The network, which fell to fourth in the advertiser-favored young adult demographic in the 2004-05 season, is reinvigorating its creative spirit and getting rid of some viewer-unfriendly practices, such as starting and ending programs off the hour, he said.

“Last season for us was kind of like a colonic,” he said. “It wasn’t a lot of fun to go through at the time, but it’s going to be healthy in the long run. It literally took any residual sense of entitlement or complacency at our company and blew it out.”

When NBC was riding high on the strength of consistant hits such as “Friends” and “Frasier,” it had acquired a reputation among observers as verging on arrogant, some saying NBC stood for “Nothing But Cocky.”

But efforts to launch new sitcoms have either failed, as with the short-lived “Coupling,” or, have yet to catch on with fans, most notably in the case of “Friends” spinoff “Joey.”

Significant changes will be made to “Joey,” with Matt LeBlanc’s character making it big in Hollywood, Reilly said. The network also has high hopes for a new comedy, “My Name is Earl,” which NBC has bragged as testing exceptionally well with focus groups.

But while Reilly would not predict an abrupt turnaround in viewership next season, he said change will be evident.

“Odds are we’re not going to see a ratings difference. I’m pretty … sure you’re going to see a new tone coming out of this place,” he said, adding “that sense of entitlement of who we are is gone.”

Accustomed to success, the network had failed to recognize “underlying problems,” Reilly said. He took over as entertainment chief after his predecessor, Jeff Zucker, was promoted. Zucker now is NBC Universal Television Group president.
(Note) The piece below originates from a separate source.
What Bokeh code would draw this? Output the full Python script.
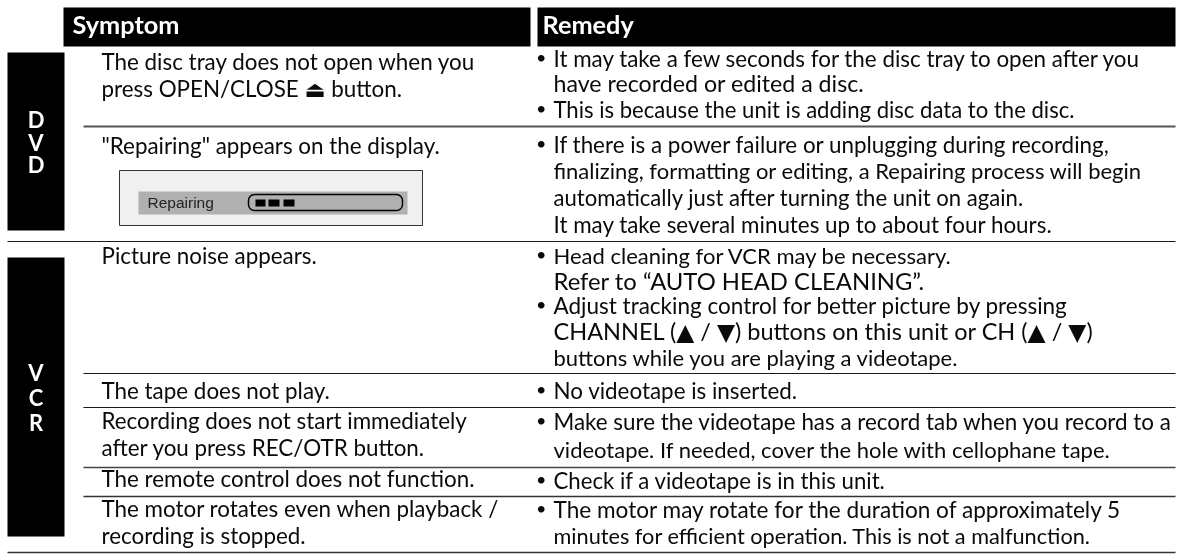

“We’re insane if we stay on the same track. That is the definition of insanity to keep making the same mistakes and doing things the same way,” Reilly said.

Zucker, who attended the session but did not join Reilly in fielding questions from reporters, took questions about Reilly’s assertion that serious mistakes were made before his arrival.

“I didn’t hear that, that NBC made serious mistakes,” Zucker told The Associated Press. “I thought he expressed the position that NBC is in. We’re in a rebuilding phase. Nobody’s in denial about that. NBC Entertainment is in a down cycle this year, and clearly I think everyone acknowledges that.”

NBC’s viewership dropped 11 percent this past year, according to Nielsen Media Research. The decline was 16 percent with viewers aged 18 to 49, while CBS, ABC and Fox were all up in that demographic.